Obviously, much of the blame goes to Tallahassee and our pathetic joke of a Governor, but this was happening for years, long before anyone had heard of Rick Scott. For me, this goes on everyone: teachers’ unions, PTAs and the private sector, the school board and administrators, all elected officials including this governor and his predecessor. We also fault a Democratic Party that laid down for Scott, offering no resistance while he blatantly bought the governorship. He makes a convenient scapegoat, and rightfully so, but it’s not like anyone, anywhere, has an alternate vision. He was elected by a majority of voters who all knew exactly what he stood for. Now the children get to see what their parents are really good for—specifically, nothing. That is a form of education.

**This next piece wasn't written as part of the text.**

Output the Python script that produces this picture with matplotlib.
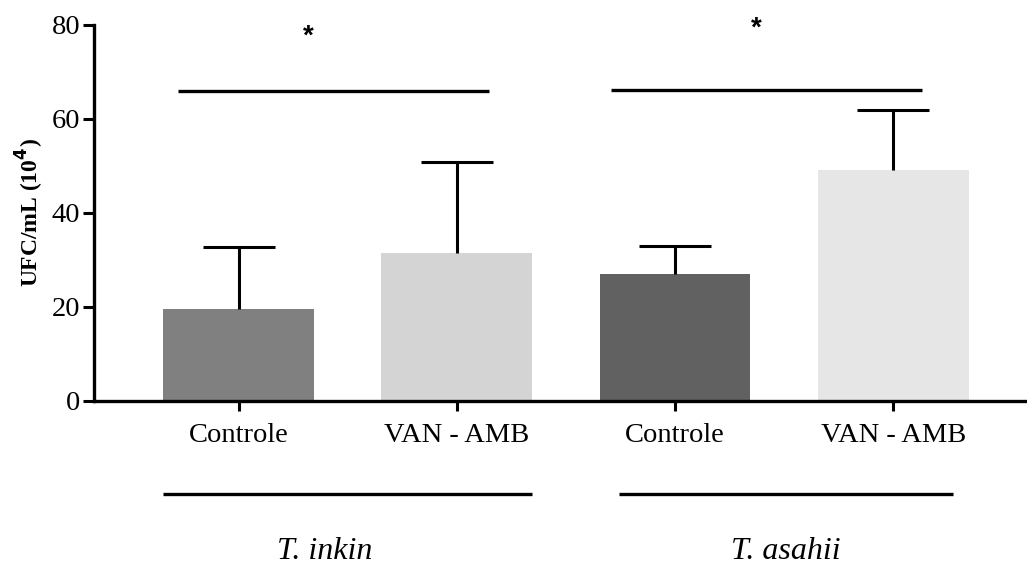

The entire Board should resign, and maybe the Superintendant, too. I’m not talking about the rank-and-file DCPS employees, who are already suffering and will suffer even more in the future. The seven elected School Board members are all nice folks, but they all violated their oaths and their campaign promises to help improve education. Even though funding was cut, their allocation of funds was terrible, wasteful and contributed to the political environment that allowed such cuts to be forced onto an unwilling citizenry.

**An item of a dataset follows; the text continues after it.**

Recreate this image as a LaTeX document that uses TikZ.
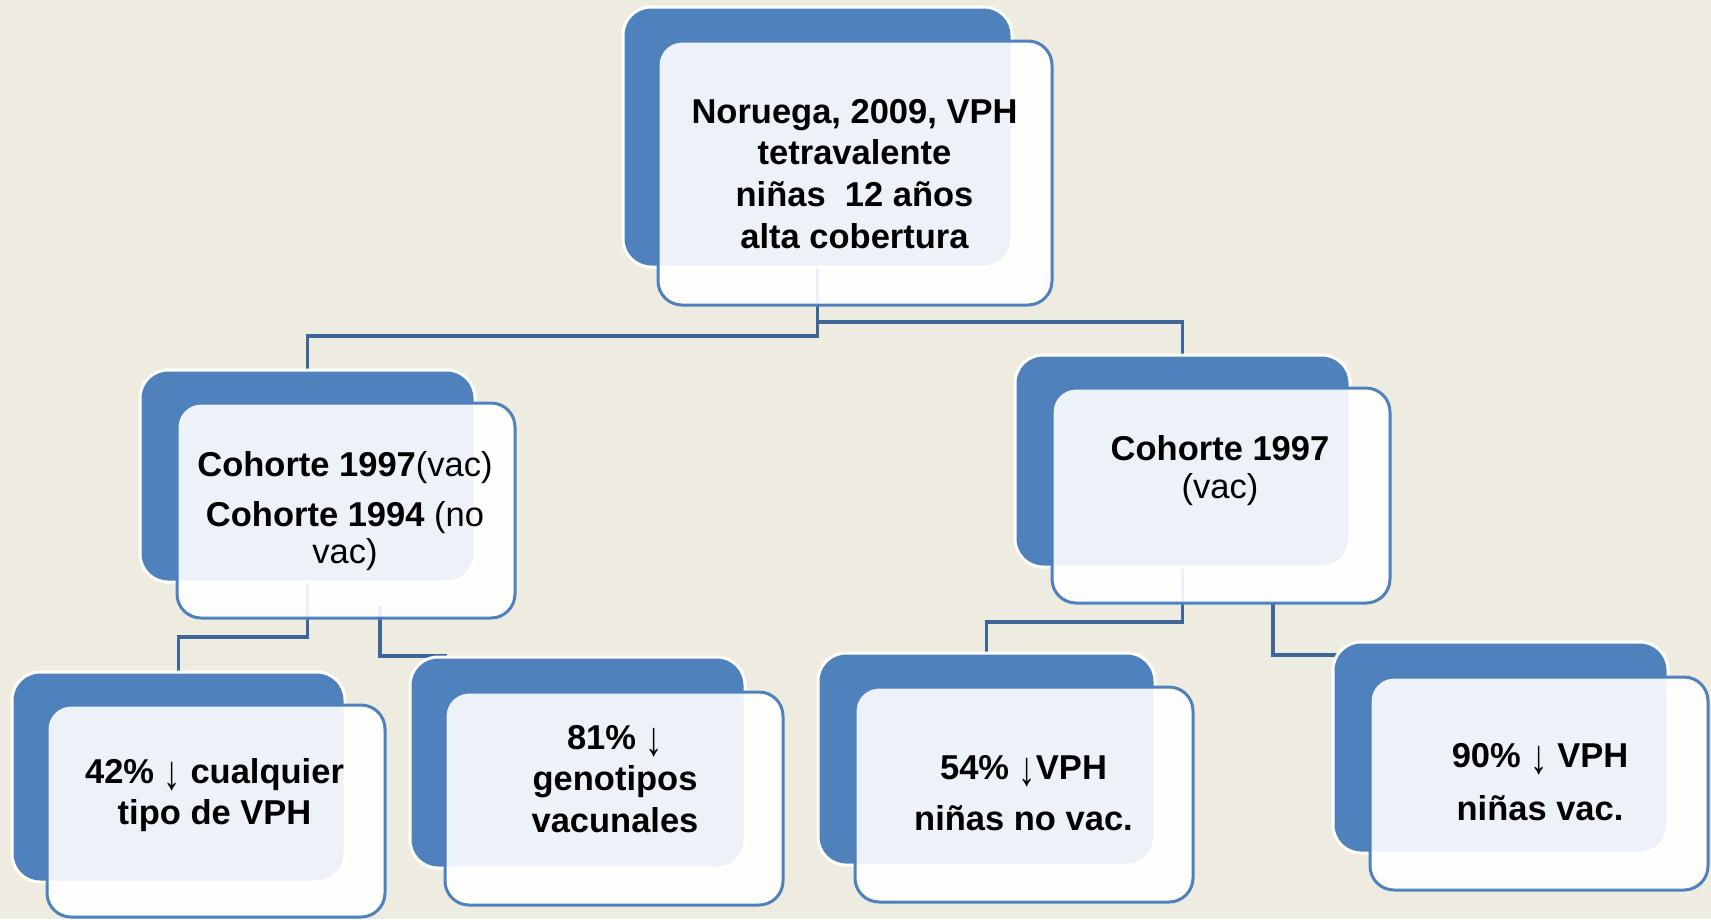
\documentclass[tikz,border=0pt]{standalone}
\usepackage{fontspec}
\setmainfont{Liberation Sans}
\definecolor{pagebg}{HTML}{EEECE1}
\definecolor{boxblue}{HTML}{4F81BD}
\definecolor{linkblue}{HTML}{3F6699}
\newcommand\cardfont{\fontsize{34.5}{41.7}\selectfont}
\newcommand\rg[1]{{\mdseries #1}}
% thin, tall down arrow
\newcommand\dnarrow{\raisebox{-0.17em}{\mdseries\scalebox{1}[1.4]{↓}}}
\begin{document}
\begin{tikzpicture}[x=1pt,y=-1pt,
  backbox/.style={draw=white,line width=3pt,fill=boxblue,rounded corners=28pt,inner sep=0pt,outer sep=0pt},
  frontbox/.style={draw=boxblue,line width=3pt,fill=white,fill opacity=0.9,rounded corners=24pt,inner sep=0pt,outer sep=0pt},
  cardtext/.style={font=\bfseries\cardfont,align=center,inner sep=0pt,text=black},
  link/.style={draw=linkblue,line width=3.5pt}]
  % page
  \fill[pagebg] (0,0) rectangle (1711,919);
  \useasboundingbox (0,0) rectangle (1711,919);

  % anchors of the back panels (used by the connectors)
  \path
    node[minimum width=389pt,minimum height=260pt] (rootB) at (817.5,137) {}
    node[minimum width=335pt,minimum height=212pt] (leftB) at (307.5,476) {}
    node[minimum width=335pt,minimum height=212pt] (rightB) at (1182.5,461) {}
    node[minimum width=333pt,minimum height=210pt] (blB) at (178.5,777) {}
    node[minimum width=335pt,minimum height=211pt] (gtB) at (577.5,762.5) {}
    node[minimum width=337pt,minimum height=212pt] (nvB) at (986.5,759) {}
    node[minimum width=335pt,minimum height=211pt] (vaB) at (1500.5,747.5) {};
  \coordinate (leftOut) at (380,606);
  \coordinate (rightOut) at (1273,603);

  % connectors
  \draw[link] (rootB.center) -- (rootB.center |- 0,336) -| (leftB.center);
  \draw[link] (rootB.center) -- (rootB.center |- 0,322) -| (rightB.center);
  \draw[link] (leftB.center) -- (leftB.center |- 0,637) -| (blB.center);
  \draw[link] (leftOut) |- ([xshift=37pt,yshift=1pt]gtB.north west);
  \draw[link] (rightB.center) -- (rightB.center |- 0,622) -| (nvB.center);
  \draw[link] (rightOut) |- ([xshift=7pt,yshift=-13pt]vaB.north west);

  % back panels
  \foreach \n/\w/\h in {rootB/389/260,leftB/335/212,rightB/335/212,blB/333/210,gtB/335/211,nvB/337/212,vaB/335/211}
    \node[backbox,minimum width=\w pt,minimum height=\h pt] at (\n.center) {};

  % front panels
  \node[frontbox,minimum width=394pt,minimum height=264pt] (rootF) at (855,173) {};
  \node[frontbox,minimum width=338pt,minimum height=215pt] (leftF) at (346,510.5) {};
  \node[frontbox,minimum width=338pt,minimum height=215pt] (rightF) at (1221,495.5) {};
  \node[frontbox,minimum width=338pt,minimum height=212pt] (blF) at (216,811) {};
  \node[frontbox,minimum width=338pt,minimum height=213pt] (gtF) at (614,798.5) {};
  \node[frontbox,minimum width=338pt,minimum height=215pt] (nvF) at (1024,794.5) {};
  \node[frontbox,minimum width=338pt,minimum height=213pt] (vaF) at (1539,783.5) {};

  % texts
  \node[cardtext] (rootT) at (854.5,177.5)
    {\strut Noruega, 2009, VPH\\tetravalente\\niñas\ \ 12 años\\alta cobertura\strut};
  \node[cardtext] (leftT) at (345,511.5)
    {\strut Cohorte 1997\rg{(vac)}\\[8.3pt]Cohorte 1994 \rg{(no}\\[-5.2pt]\rg{vac)}\strut};
  \node[cardtext] (rightT) at (1220,470.7)
    {\strut Cohorte 1997\\[-3.7pt]\rg{(vac)}\strut};
  \node[cardtext] (blT) at (214.5,795.7)
    {\strut 42\% \dnarrow{} cualquier\\tipo de VPH\strut};
  \node[cardtext] (gtT) at (615,782.5)
    {\strut 81\% \dnarrow\\genotipos\\vacunales\strut};
  \node[cardtext] (nvT) at (1023.5,796.7)
    {\strut 54\% \dnarrow VPH\\[9.3pt]niñas no vac.\strut};
  \node[cardtext] (vaT) at (1540,785.3)
    {\strut 90\% \dnarrow{} VPH\\[11pt]niñas vac.\strut};
\end{tikzpicture}
\end{document}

Hell, if they’d resigned sooner, it might have been possible to offset the budget cuts for a few more months. But instead, they sat back on their taxpayer-padded asses and pled powerlessness, as they voted to deliberately induce hard times on parents, teachers and students countywide. Not one even had the decency to resign in either protest or shame, because nobody has any shame in Florida.
Whether they like it or not, they are now part of the problem. And now, having forfeited all credibility, they can never be part of the solution, because Tallahassee knows they’ll lay down on-command; their ability to legislate effectively has been broken. The good news is that four of the seven seats are up for grabs in 2012, right after they sign off on the next wave of budget cuts. Districts 1 (Martha Barrett), 3 (WC Gentry), 5 (Betty Burney), and 7 (Tommy Hazouri) constitute a majority stake; Burney and Hazouri are term-limited, so their seats are open.
Students should also consider the idea of organizing and starting the new school year with a mass walk-out in the first week. When the adults prove incapable of protecting their children’s interests, then the kids need to go into business for themselves. That is the Free Market at work!